Yeah, I wish I was kidding.
It turned out that Son the Elder had been given five weeks to work on an in-depth country study project for Social Studies, due the second to last day of school at a 5th grade Social Studies Fair. There was a research paper, with a minimum of 60 notecards and full citations, several essays and creative activities, and a tri-fold display. They were supposed to rehearse their presentations and prepare to defend their research and their conlcusions. My son, bless his heart, was assigned the Republic of Iceland. When the teacher read through the NINE-PAGE INSTRUCTION PACKET for the assignment, my child heard something like "Blah blah blah, sources, blah blah notes, blah blah FOLKLORE!! blah VIKINGS!! Blah blah blah DRAW A CARTOON blah blah..." After five weeks of class time to work on the project, my son realized the due date was approaching in just two days. What had he accomplished? A total of two notecards, several pages of Viking folklore printed off the Internet, two vague, rambling paragraphs that were completely devoid of factual information, and several pages of cartoon drawings of little fighting people with horns on their heads. My blood pressure spiked so severely that it's amazing my veins didn't explode.
(Sigh). Because, what else can you do? I raced around during the day, collecting resources for my child and created a desperate two-day plan that would enable Lars to have SOMETHING to turn in and to present in front of his class mates. Apparently this project was worth almost his entire fourth quarter Social Studies grade. It was like a giant bank that was just too big to fail. Ahem. The emphasis was on speed and quantity over quality, and even with keeping him up past eleven both nights, he still had only two notecards to turn in, all of his papers were first draft quality or worse -- some were more stream-of-consciousness -- and the entire experience was a nightmare.
Moreover, it's been a recurring nightmare. It was the Science Fair project, and it was the Language Arts Project, and the Math Research Project, and the World War One project for Social Studies earlier in the year... Get the picture? The alarming thing about this is that these types of projects are only going to get more complex as he progresses through school, and he doesn't seem to be getting any better at figuring out how to manage them on his own.
Once the project had been turned in, the school year had ended, and my blood pressure returned to normal, I asked Lars if he would like to do the project over again on another country, and do it the RIGHT way this time. I was bracing for a fight, but Lars surprised me by agreeing to this enthusiastically, as in "Cool! Can I do Japan?" What's more, Anders chimed in, "Can I do it, too? I want to do Ireland!"

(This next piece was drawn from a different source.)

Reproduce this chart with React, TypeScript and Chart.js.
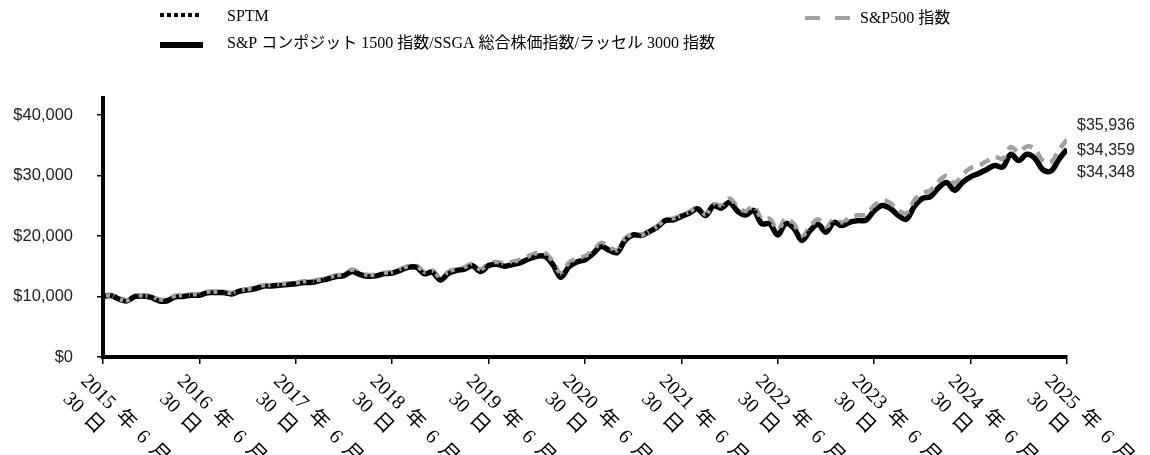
import React, { useEffect, useRef } from "react";
import { Chart, registerables } from "chart.js";

Chart.register(...registerables);

// Month index 0 = 2015-06-30 ... 120 = 2025-06-30
const TICK_MONTHS = [0, 12, 24, 36, 48, 60, 72, 84, 96, 108, 120];
const X_TICK_LABELS = [
  "2015 年 6 月 30 日",
  "2016 年 6 月 30 日",
  "2017 年 6 月 30 日",
  "2018 年 6 月 30 日",
  "2019 年 6 月 30 日",
  "2020 年 6 月 30 日",
  "2021 年 6 月 30 日",
  "2022 年 6 月 30 日",
  "2023 年 6 月 30 日",
  "2024 年 6 月 30 日",
  "2025 年 6 月 30 日",
];
const Y_TICKS = [0, 10000, 20000, 30000, 40000];

const SERIES_NAMES = [
  "SPTM",
  "S&P500 指数",
  "S&P コンポジット 1500 指数/SSGA 総合株価指数/ラッセル 3000 指数",
];

const SP500 = [
  10000, 10210, 9594, 9357, 10147, 10177, 10016, 9519, 9507, 10152, 10192, 10375, 10402,
  10786, 10801, 10803, 10606, 10999, 11217, 11430, 11884, 11898, 12021, 12190, 12266,
  12519, 12558, 12816, 13115, 13518, 13668, 14451, 13918, 13564, 13616, 13944, 14030,
  14552, 15026, 15112, 14078, 14365, 13068, 14115, 14568, 14851, 15452, 14471, 15491,
  15714, 15466, 15755, 16097, 16681, 17185, 17178, 15764, 13817, 15588, 16330, 16655,
  17594, 18859, 18143, 17660, 19594, 20346, 20141, 20697, 21603, 22757, 22916, 23450,
  24008, 24738, 23588, 25241, 25067, 26190, 24836, 24094, 24988, 22809, 22850, 20965,
  22898, 21964, 19941, 21556, 22761, 21450, 22797, 22241, 23057, 23417, 23518, 25073,
  25878, 25466, 24251, 23742, 25910, 27086, 27541, 29012, 29946, 28724, 30149, 31231,
  31612, 32380, 33073, 32772, 34696, 33870, 34812, 34359, 32425, 32204, 34230, 35936,
];

const COMPOSITE = [
  10000, 10167, 9553, 9275, 10008, 10063, 9857, 9301, 9298, 9953, 10015, 10194, 10216,
  10622, 10650, 10667, 10431, 10895, 11107, 11316, 11736, 11744, 11868, 11987, 12095,
  12321, 12344, 12645, 12921, 13309, 13443, 14151, 13629, 13352, 13405, 13781, 13871,
  14330, 14826, 14851, 13758, 14033, 12727, 13819, 14298, 14518, 15093, 14113, 15104,
  15326, 15013, 15277, 15602, 16195, 16658, 16640, 15277, 13177, 14921, 15719, 16079,
  17074, 18310, 17646, 17263, 19321, 20186, 20102, 20721, 21473, 22581, 22688, 23249,
  23810, 24498, 23398, 24994, 24612, 25581, 24072, 23465, 24225, 22045, 22012, 20170,
  22063, 21244, 19275, 20840, 21932, 20647, 22242, 21724, 22304, 22539, 22634, 24180,
  25045, 24562, 23393, 22773, 24899, 26221, 26513, 27947, 28850, 27581, 28882, 29778,
  30341, 30999, 31640, 31413, 33502, 32477, 33506, 32862, 30947, 30737, 32686, 34348,
];

const SPTM = [
  10000, 10165, 9550, 9271, 10004, 10060, 9852, 9296, 9295, 9950, 10012, 10190, 10213,
  10620, 10648, 10664, 10427, 10892, 11104, 11314, 11733, 11741, 11866, 11985, 12093,
  12320, 12343, 12644, 12920, 13308, 13442, 14150, 13628, 13351, 13404, 13780, 13870,
  14330, 14826, 14850, 13757, 14033, 12726, 13818, 14298, 14518, 15093, 14113, 15104,
  15326, 15014, 15278, 15603, 16196, 16659, 16641, 15278, 13178, 14922, 15720, 16080,
  17075, 18311, 17647, 17264, 19322, 20187, 20103, 20722, 21474, 22582, 22689, 23250,
  23811, 24499, 23399, 24995, 24613, 25582, 24073, 23466, 24226, 22046, 22013, 20171,
  22064, 21245, 19276, 20841, 21933, 20648, 22243, 21725, 22305, 22540, 22635, 24181,
  25046, 24563, 23394, 22774, 24900, 26222, 26514, 27948, 28851, 27582, 28883, 29779,
  30342, 31000, 31641, 31414, 33504, 32479, 33508, 32865, 30951, 30743, 32694, 34359,
];

const SERIF = '"Liberation Serif", "Noto Sans CJK JP", serif';
const SANS = '"Liberation Sans", Arial, sans-serif';

const fmt = (v: number) => "$" + Math.round(v).toLocaleString("en-US");

const toXY = (arr: number[]) => arr.map((v, i) => ({ x: i, y: v }));

const overlayPlugin = {
  id: "overlay",
  afterDraw(chart: any) {
    const ctx = chart.ctx as CanvasRenderingContext2D;
    const xs = chart.scales.x;
    const ys = chart.scales.y;
    ctx.save();

    // Legend
    ctx.textBaseline = "middle";
    ctx.textAlign = "left";
    ctx.font = "16px " + SERIF;
    ctx.fillStyle = "#000";
    // SPTM dotted
    ctx.strokeStyle = "#000";
    ctx.lineWidth = 4;
    ctx.setLineDash([4, 3]);
    ctx.beginPath();
    ctx.moveTo(160, 15);
    ctx.lineTo(202, 15);
    ctx.stroke();
    ctx.fillText(SERIES_NAMES[0], 227, 17);
    // S&P500 dashed gray
    ctx.strokeStyle = "#a0a0a0";
    ctx.lineWidth = 4;
    ctx.setLineDash([15, 15]);
    ctx.beginPath();
    ctx.moveTo(805, 18);
    ctx.lineTo(850, 18);
    ctx.stroke();
    ctx.fillText(SERIES_NAMES[1], 860, 19);
    // Composite solid
    ctx.setLineDash([]);
    ctx.strokeStyle = "#000";
    ctx.lineWidth = 6;
    ctx.beginPath();
    ctx.moveTo(160, 45);
    ctx.lineTo(203, 45);
    ctx.stroke();
    ctx.fillText(SERIES_NAMES[2], 227, 44);

    // X tick labels (rotated 45° clockwise, two lines)
    ctx.font = "20px " + SERIF;
    (ctx as any).wordSpacing = "4px";
    ctx.textBaseline = "alphabetic";
    ctx.fillStyle = "#000";
    TICK_MONTHS.forEach((m, i) => {
      const px = xs.getPixelForValue(m);
      const label = X_TICK_LABELS[i];
      const match = label.match(/^(.*月)\s*(.*)$/);
      const l1 = match ? match[1] : label;
      const l2 = match ? match[2] : "";
      ctx.save();
      ctx.translate(px - 23, 382);
      ctx.rotate(Math.PI / 4);
      ctx.fillText(l1, 0, 0);
      ctx.fillText(l2, 0, 25);
      ctx.restore();
    });
    (ctx as any).wordSpacing = "0px";

    // End value labels
    ctx.font = "16px " + SANS;
    ctx.fillStyle = "#222";
    ctx.textBaseline = "middle";
    const last = SP500.length - 1;
    const lx = xs.getPixelForValue(last) + 10;
    const ySp = ys.getPixelForValue(SP500[last]);
    const ySptm = ys.getPixelForValue(SPTM[last]);
    const yComp = ys.getPixelForValue(COMPOSITE[last]);
    ctx.fillText(fmt(SP500[last]), lx, ySp - 14);
    ctx.fillText(fmt(SPTM[last]), lx, ySptm + 1);
    ctx.fillText(fmt(COMPOSITE[last]), lx, yComp + 23);

    ctx.restore();
  },
};

export default function App() {
  const ref = useRef<HTMLCanvasElement | null>(null);

  useEffect(() => {
    document.body.style.margin = "0";
    const canvas = ref.current;
    if (!canvas) return;
    const chart = new Chart(canvas, {
      type: "line",
      data: {
        datasets: [
          {
            label: SERIES_NAMES[2],
            data: toXY(COMPOSITE),
            borderColor: "#000",
            borderWidth: 5.5,
            pointRadius: 0,
            tension: 0.35,
            fill: false,
            order: 3,
          },
          {
            label: SERIES_NAMES[1],
            data: toXY(SP500),
            borderColor: "#a0a0a0",
            borderWidth: 4.5,
            borderDash: [11, 7],
            pointRadius: 0,
            tension: 0.35,
            fill: false,
            order: 2,
          },
          {
            label: SERIES_NAMES[0],
            data: toXY(SPTM),
            borderColor: "#000",
            borderWidth: 4,
            borderDash: [3, 4],
            pointRadius: 0,
            tension: 0.35,
            fill: false,
            order: 1,
          },
        ],
      },
      options: {
        responsive: false,
        animation: false,
        devicePixelRatio: 1,
        layout: { padding: { left: 0, right: 83, top: 98, bottom: 0 } },
        plugins: {
          legend: { display: false },
          tooltip: { enabled: false },
          title: { display: false },
        },
        scales: {
          x: {
            type: "linear",
            min: 0,
            max: 120,
            afterBuildTicks: (scale: any) => {
              scale.ticks = TICK_MONTHS.map((v) => ({ value: v }));
            },
            afterFit: (scale: any) => {
              scale.height = 98;
            },
            ticks: { display: false },
            grid: {
              display: true,
              drawOnChartArea: false,
              drawTicks: true,
              tickLength: 7,
              color: "#000",
              lineWidth: 1.5,
            },
            border: { display: true, color: "#000", width: 4 },
          },
          y: {
            type: "linear",
            min: 0,
            max: 42810,
            afterBuildTicks: (scale: any) => {
              scale.ticks = Y_TICKS.map((v) => ({ value: v }));
            },
            afterFit: (scale: any) => {
              scale.width = 103;
            },
            ticks: {
              padding: 24,
              color: "#222",
              font: { family: SANS, size: 16.5 },
              callback: (v: any) => fmt(Number(v)),
            },
            grid: {
              display: true,
              drawOnChartArea: false,
              drawTicks: true,
              tickLength: 6,
              color: "#000",
              lineWidth: 1.5,
            },
            border: { display: true, color: "#000", width: 4 },
          },
        },
      },
      plugins: [overlayPlugin],
    });
    return () => chart.destroy();
  }, []);

  return (
    <div style={{ width: 1150, height: 455, position: "relative", background: "#fff" }}>
      <canvas ref={ref} width={1150} height={455} style={{ width: 1150, height: 455, display: "block" }} />
    </div>
  );
}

So here I am, in the middle of June, basically conducting summer home schooling in the alternate universe in which I apparently live. So much for taking it easy. I'm using the same assignment packet that Lars's teacher created for the Study of a Country project, but I'm teaching them lessons on organization, planning, and research skills as we go along that they will be able to apply to any multifaceted school project -- and there will be many more of them in the years ahead. My objective is for them to learn strategies for planning, pacing, and executing a big project so that the work is spread out over the entire time allotted by the teacher. They also need to learn how to organize all of their notes, papers, books, and other materials so that they can find everything when it's time to turn it in. My goals are all about executive functioning and task management -- whatever they learn about their countries or about the writing process is just gravy.
In case other parents out there are trying to figure out to help a disorganized child manage large projects, I'll post my lesson plans as I come up with them. Their projects are due on July 13th, so they probably won't have a chance to write on their blogs between now and then. Wish us luck!